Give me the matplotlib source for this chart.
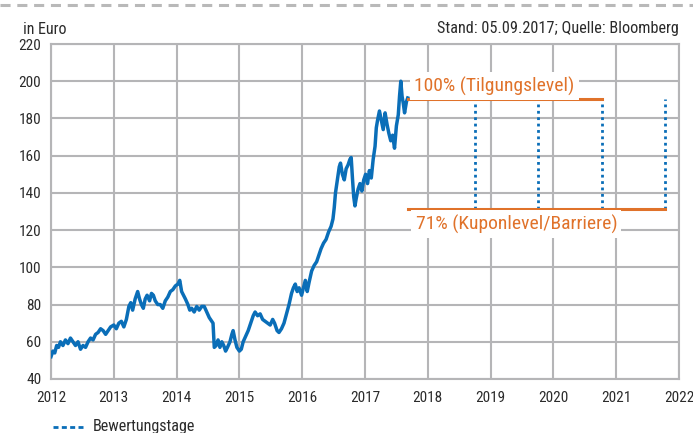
import matplotlib
matplotlib.use("Agg")
import matplotlib.pyplot as plt
from matplotlib.lines import Line2D
from matplotlib import font_manager

# schmale Schrift, falls vorhanden
installed = {f.name for f in font_manager.fontManager.ttflist}
narrow = [n for n in ['Liberation Sans Narrow', 'DejaVu Sans Condensed', 'Roboto Condensed',
                      'Open Sans Condensed', 'Noto Sans Condensed', 'Arial Narrow'] if n in installed]
plt.rcParams['font.family'] = narrow + ['DejaVu Sans']
if not narrow:
    plt.rcParams['font.stretch'] = 'condensed'

# Kursverlauf (Dezimaljahr, Kurs in Euro)
years = [2012.00, 2012.03, 2012.06, 2012.09, 2012.12, 2012.15, 2012.19, 2012.23, 2012.27, 2012.31,
         2012.35, 2012.39, 2012.43, 2012.47, 2012.51, 2012.55, 2012.59, 2012.63, 2012.67, 2012.71,
         2012.75, 2012.79, 2012.83, 2012.87, 2012.91, 2012.95, 2013.00, 2013.04, 2013.08, 2013.12,
         2013.16, 2013.20, 2013.24, 2013.27, 2013.30, 2013.34, 2013.38, 2013.41, 2013.44, 2013.47,
         2013.50, 2013.53, 2013.57, 2013.60, 2013.63, 2013.66, 2013.70, 2013.74, 2013.78, 2013.82,
         2013.86, 2013.90, 2013.94, 2013.98, 2014.02, 2014.05, 2014.08, 2014.11, 2014.14, 2014.18,
         2014.21, 2014.24, 2014.28, 2014.32, 2014.36, 2014.40, 2014.44, 2014.48, 2014.52, 2014.56,
         2014.58, 2014.60, 2014.63, 2014.66, 2014.69, 2014.72, 2014.75, 2014.78, 2014.81, 2014.85,
         2014.88, 2014.90, 2014.93, 2014.96, 2015.00, 2015.03, 2015.06, 2015.10, 2015.14, 2015.18,
         2015.22, 2015.25, 2015.29, 2015.33, 2015.37, 2015.41, 2015.45, 2015.49, 2015.53, 2015.56,
         2015.60, 2015.63, 2015.67, 2015.71, 2015.75, 2015.79, 2015.83, 2015.86, 2015.89, 2015.92,
         2015.95, 2015.99, 2016.02, 2016.05, 2016.08, 2016.11, 2016.15, 2016.19, 2016.23, 2016.26,
         2016.30, 2016.34, 2016.38, 2016.42, 2016.46, 2016.49, 2016.51, 2016.53, 2016.56, 2016.59,
         2016.61, 2016.64, 2016.67, 2016.70, 2016.73, 2016.76, 2016.78, 2016.80, 2016.82, 2016.84,
         2016.86, 2016.89, 2016.92, 2016.95, 2016.98, 2017.01, 2017.04, 2017.07, 2017.10, 2017.13,
         2017.16, 2017.18, 2017.20, 2017.23, 2017.26, 2017.29, 2017.32, 2017.35, 2017.38, 2017.41,
         2017.44, 2017.47, 2017.50, 2017.53, 2017.55, 2017.57, 2017.59, 2017.61, 2017.63, 2017.66,
         2017.68]
prices = [52, 55, 54, 58, 57, 60, 58, 61, 59, 62,
          60, 58, 60, 56, 58, 57, 60, 62, 61, 64,
          65, 67, 66, 64, 66, 68, 69, 67, 70, 71,
          68, 72, 79, 81, 77, 83, 87, 83, 80, 78,
          83, 85, 82, 86, 85, 82, 80, 80, 78, 82,
          84, 87, 88, 90, 91, 93, 87, 85, 83, 80,
          77, 78, 76, 79, 77, 79, 79, 76, 73, 71,
          70, 57, 58, 61, 57, 60, 58, 55, 57, 60,
          64, 66, 61, 57, 55, 56, 60, 63, 66, 70,
          74, 76, 74, 75, 72, 71, 70, 69, 72, 70,
          66, 65, 67, 70, 75, 80, 86, 89, 91, 87,
          89, 85, 89, 93, 87, 92, 98, 101, 103, 106,
          110, 113, 115, 119, 122, 126, 132, 140, 147, 154,
          156, 150, 147, 153, 155, 158, 159, 148, 138, 133,
          137, 142, 145, 141, 147, 150, 145, 152, 148, 158,
          165, 175, 179, 184, 179, 174, 183, 177, 172, 168,
          171, 164, 176, 182, 192, 200, 192, 188, 183, 189,
          191]

# Produktdaten
start_year = 2017.68
level_redemption = 190.5
level_barrier = 131.5
obs_dates = [2018.75, 2019.76, 2020.77, 2021.78]
label_redemption = "100% (Tilgungslevel)"
label_barrier = "71% (Kuponlevel/Barriere)"

blue = '#0A6EB8'
orange = '#E0722A'
grid_col = '#B5B5B7'
text_col = '#2b2b2b'

fig = plt.figure(figsize=(6.93, 4.33), dpi=100)
ax = fig.add_axes([51 / 693, 1 - 379 / 433, 628 / 693, 335 / 433])

ax.set_xlim(2012, 2022)
ax.set_ylim(40, 220)
ax.set_xticks(range(2012, 2023))
ax.set_yticks(range(40, 221, 20))
ax.grid(True, color=grid_col, linewidth=1.5)
ax.set_axisbelow(True)
for s in ax.spines.values():
    s.set_color(grid_col)
    s.set_linewidth(1.5)
ax.tick_params(length=0, labelsize=11, colors=text_col)
ax.tick_params(axis='y', pad=7)
ax.tick_params(axis='x', pad=9)

ax.plot(years, prices, color=blue, linewidth=2.5, zorder=3)

# Barriere- und Tilgungslevel
ax.plot([start_year, obs_dates[-2]], [level_redemption, level_redemption], color=orange, lw=2.2, zorder=4)
ax.plot([start_year, obs_dates[-1]], [level_barrier, level_barrier], color=orange, lw=2.2, zorder=4)

for d in obs_dates:
    ax.plot([d, d], [level_barrier, level_redemption], color=blue, lw=2,
            linestyle=(0, (1, 1.3)), zorder=3)

ax.text(2019.06, 197.4, label_redemption, color=orange, fontsize=14, ha='center', va='center',
        zorder=5, bbox=dict(facecolor='white', edgecolor='none', pad=3))
ax.text(2019.41, 123.3, label_barrier, color=orange, fontsize=14, ha='center', va='center',
        zorder=5, bbox=dict(facecolor='white', edgecolor='none', pad=3))

# Kopfzeile
fig.add_artist(Line2D([0, 1], [1 - 5 / 433, 1 - 5 / 433], color='#B9B9B9', lw=2.2,
                      linestyle=(0, (3.3, 2.2))))
fig.text(23 / 693, 1 - 29 / 433, "in Euro", fontsize=11.5, color=text_col, va='center')
fig.text(679 / 693, 1 - 29 / 433, "Stand: 05.09.2017; Quelle: Bloomberg", fontsize=11.7,
         color=text_col, va='center', ha='right')

# Legende
fig.add_artist(Line2D([53 / 693, 86 / 693], [1 - 427 / 433, 1 - 427 / 433], color=blue, lw=2,
                      linestyle=(0, (1.8, 1.2))))
fig.text(93 / 693, 1 - 426 / 433, "Bewertungstage", fontsize=11.6, color=text_col, va='center')

fig.savefig("out.png", dpi=100)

━━━━━━━━

PROBLEM DESCRIPTION - Go through the material above and copy each line that has the word "matplotlib".

COMPLETE OUTPUT -
Give me the matplotlib source for this chart.
import matplotlib
matplotlib.use("Agg")
import matplotlib.pyplot as plt
from matplotlib.lines import Line2D
from matplotlib import font_manager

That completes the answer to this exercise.